Four Design Links: July 28, 2009

Surprise! Four Links hits on Tuesday this week. Come and get them.

1. New Media Artworks: Prequels to Everyday Life

In a story related to Paul's piece last week, Golan Levin writes:

some of today’s most commonplace and widely-appreciated technologies were initially conceived and prototyped, years ago, by new-media artists.

Golan Levin -- Comparison of Aspen Movie Map and Google Street View
Comparison of Aspen Movie Map (1978-1980) and Google Street View (2007).
Image arranged by Golan Levin

2. Lessons from a failed meeting with a Social Media Guru

Matt Daniels chronicles how not to pitch a client your expertise.

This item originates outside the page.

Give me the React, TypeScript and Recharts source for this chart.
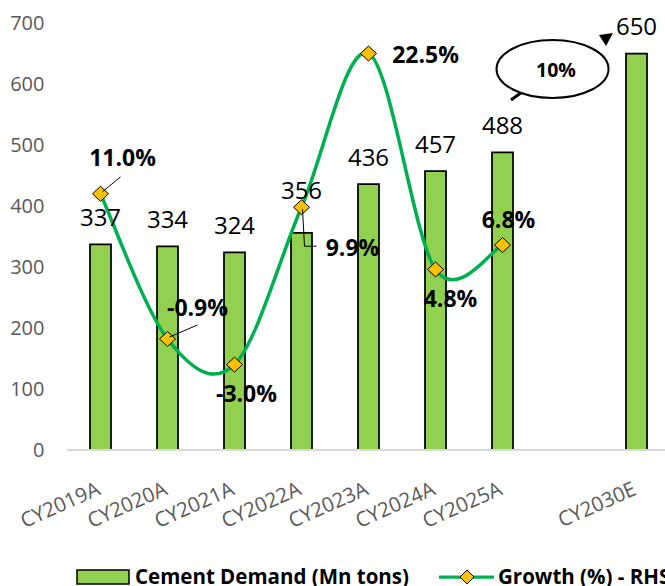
import React from 'react';
import { ComposedChart, Bar, Line, XAxis, YAxis, Legend, LabelList, ReferenceDot } from 'recharts';

// ---- data ----
const categories = ['CY2019A', 'CY2020A', 'CY2021A', 'CY2022A', 'CY2023A', 'CY2024A', 'CY2025A', ' ', 'CY2030E'];
const demand: (number | null)[] = [337, 334, 324, 356, 436, 457, 488, null, 650];
const growth: (number | null)[] = [11.0, -0.9, -3.0, 9.9, 22.5, 4.8, 6.8, null, null];
const demandTicks = [0, 100, 200, 300, 400, 500, 600, 700];
const calloutText = '10%';
const demandName = 'Cement Demand (Mn tons)';
const growthName = 'Growth (%) - RHS';

const data = categories.map((c, i) => ({ cat: c, demand: demand[i], growth: growth[i] }));

// ---- layout / style ----
const FONT = "'Open Sans', 'DejaVu Sans', sans-serif";
const BAR_FILL = '#92D050';
const LINE_COLOR = '#00B050';
const MARKER_FILL = '#FFC000';
const AXIS_TEXT = '#595959';

// growth label placement relative to each marker
const growthLabelOffsets = [
  { dx: 22, dy: -36, leader: [[2, -2], [20, -17]] },
  { dx: 30, dy: -31, leader: [[2, -2], [30, -14]] },
  { dx: 12, dy: 29, leader: null },
  { dx: 51, dy: 40, leader: [[1, 2], [3, 39], [15, 39]] },
  { dx: 57, dy: 1, leader: null },
  { dx: 15, dy: 29, leader: null },
  { dx: 6, dy: -25, leader: null },
];

// Excel-like smoothed line (uniform Catmull-Rom as cubic Beziers)
function excelSmooth(context: any) {
  let pts: number[][] = [];
  return {
    areaStart() {},
    areaEnd() {},
    lineStart() {
      pts = [];
    },
    lineEnd() {
      const n = pts.length;
      if (n === 0) return;
      context.moveTo(pts[0][0], pts[0][1]);
      for (let i = 0; i < n - 1; i++) {
        const p0 = pts[Math.max(0, i - 1)];
        const p1 = pts[i];
        const p2 = pts[i + 1];
        const p3 = pts[Math.min(n - 1, i + 2)];
        context.bezierCurveTo(
          p1[0] + (p2[0] - p0[0]) / 6,
          p1[1] + (p2[1] - p0[1]) / 6,
          p2[0] - (p3[0] - p1[0]) / 6,
          p2[1] - (p3[1] - p1[1]) / 6,
          p2[0],
          p2[1]
        );
      }
    },
    point(x: number, y: number) {
      pts.push([+x, +y]);
    },
  };
}

const getBox = (props: any) => {
  const vb = props.viewBox || {};
  return {
    x: props.x != null ? +props.x : vb.x,
    y: props.y != null ? +props.y : vb.y,
    width: props.width != null ? +props.width : vb.width || 0,
  };
};

const BarValueLabel = (props: any) => {
  const { value, index } = props;
  if (value == null) return null;
  const { x, y, width } = getBox(props);
  const lift = index === 3 ? 42 : 27;
  return (
    <text x={x + width / 2} y={y - lift} dy="0.36em" textAnchor="middle" fontSize={24} fill="#000" fontFamily={FONT}>
      {value}
    </text>
  );
};

const GrowthLabel = (props: any) => {
  const { value, index } = props;
  if (value == null) return null;
  const { x, y } = getBox(props);
  const o = growthLabelOffsets[index];
  if (!o) return null;
  return (
    <g>
      {o.leader && (
        <polyline
          points={o.leader.map((p) => `${x + p[0]},${y + p[1]}`).join(' ')}
          fill="none"
          stroke="#000"
          strokeWidth={1}
        />
      )}
      <text
        x={x + o.dx}
        y={y + o.dy}
        dy="0.36em"
        textAnchor="middle"
        fontSize={23}
        fontWeight="bold"
        fill="#000"
        fontFamily={FONT}
      >
        {value.toFixed(1)}%
      </text>
    </g>
  );
};

const Diamond = (props: any) => {
  const { cx, cy, index, value } = props;
  if (cx == null || cy == null || value == null) return <g key={`d${index}`} />;
  return (
    <polygon
      key={`d${index}`}
      points={`${cx},${cy - 7.5} ${cx + 8},${cy} ${cx},${cy + 7.5} ${cx - 8},${cy}`}
      fill={MARKER_FILL}
      stroke="#000"
      strokeWidth={1}
    />
  );
};

const XTick = (props: any) => {
  const { x, y, payload } = props;
  const ax = x + 1;
  const ay = y + 44;
  return (
    <text
      x={ax}
      y={ay}
      textAnchor="end"
      fontSize={20.5}
      fill={AXIS_TEXT}
      fontFamily={FONT}
      transform={`rotate(-24, ${ax}, ${ay})`}
    >
      {payload.value}
    </text>
  );
};

const Callout = (props: any) => {
  const { cx, cy } = props;
  if (cx == null || cy == null) return <g />;
  return (
    <g>
      <line x1={cx - 104} y1={cy + 31} x2={cx - 125.5} y2={cy + 46.5} stroke="#000" strokeWidth={3} />
      <ellipse cx={cx - 84} cy={cy + 15.5} rx={56} ry={29} fill="#fff" stroke="#000" strokeWidth={2} />
      <text
        x={cx - 80.5}
        y={cy + 16.5}
        dy="0.36em"
        textAnchor="middle"
        fontSize={19.5}
        fontWeight="bold"
        fill="#000"
        fontFamily={FONT}
      >
        {calloutText}
      </text>
      <polygon
        points={`${cx - 37.5},${cy - 18.5} ${cx - 23.5},${cy - 20.5} ${cx - 30.5},${cy - 7.5}`}
        fill="#000"
      />
    </g>
  );
};

const renderLegend = () => (
  <svg width={700} height={30} style={{ display: 'block' }}>
    <rect x={77} y={14} width={52} height={14} fill={BAR_FILL} stroke="#000" strokeWidth={1.5} />
    <text x={135} y={28} fontSize={20.5} fontWeight="bold" fill="#000" fontFamily={FONT}>
      {demandName}
    </text>
    <line x1={439} x2={494} y1={21} y2={21} stroke={LINE_COLOR} strokeWidth={3.25} />
    <polygon points="467,14 474,21 467,28 460,21" fill={MARKER_FILL} stroke="#000" strokeWidth={1} />
    <text x={498} y={28} fontSize={20.5} fontWeight="bold" fill="#000" fontFamily={FONT}>
      {growthName}
    </text>
  </svg>
);

export default function App() {
  return (
    <div
      style={{
        position: 'absolute',
        left: 0,
        top: 0,
        width: 665,
        height: 586,
        overflow: 'hidden',
        background: '#fff',
      }}
    >
      <ComposedChart
        width={700}
        height={586}
        data={data}
        margin={{ top: 23, right: 30, bottom: 16, left: 0 }}
        style={{ fontFamily: FONT }}
      >
        <XAxis
          dataKey="cat"
          interval={0}
          tickLine={false}
          tickSize={0}
          tickMargin={0}
          axisLine={{ stroke: '#D9D9D9', strokeWidth: 2 }}
          tick={<XTick />}
          height={90}
        />
        <YAxis
          yAxisId="left"
          domain={[0, 700]}
          ticks={demandTicks}
          width={67}
          axisLine={false}
          tickLine={false}
          tickSize={0}
          tickMargin={22.5}
          tick={{ fontSize: 20, fill: AXIS_TEXT, fontFamily: FONT }}
        />
        <YAxis yAxisId="right" orientation="right" domain={[-10, 25]} hide />
        <Legend
          verticalAlign="bottom"
          height={30}
          content={renderLegend}
          wrapperStyle={{ left: 0, top: 556, bottom: 'auto', width: 700, height: 30 }}
        />
        <Bar
          yAxisId="left"
          dataKey="demand"
          name={demandName}
          barSize={21}
          fill={BAR_FILL}
          stroke="#000"
          strokeWidth={1.75}
          isAnimationActive={false}
        >
          <LabelList dataKey="demand" content={<BarValueLabel />} />
        </Bar>
        <Line
          yAxisId="right"
          dataKey="growth"
          name={growthName}
          type={excelSmooth as any}
          stroke={LINE_COLOR}
          strokeWidth={3.5}
          dot={Diamond}
          activeDot={false}
          connectNulls={false}
          isAnimationActive={false}
        >
          <LabelList dataKey="growth" content={<GrowthLabel />} />
        </Line>
        <ReferenceDot yAxisId="left" x="CY2030E" y={650} r={0} shape={(p: any) => <Callout {...p} />} />
      </ComposedChart>
    </div>
  );
}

3. Making Money with Flash Games

Lost Garden has an extensive article about revenue streams for independent game publishers. Even if you're not into selling Flash games, there are some good thoughts to consider.

Ads are a good secondary source of revenue, but surely there are richer sources …? There is an obvious one, used for decades by all other game industries...why not ask the players for money?

4. The New Yorker Critiques the Kindle

Those used to reading blogs don't often see design criticism of this magnitude: Nicholson Baker of the New Yorker has 6,300 words on the Amazon Kindle.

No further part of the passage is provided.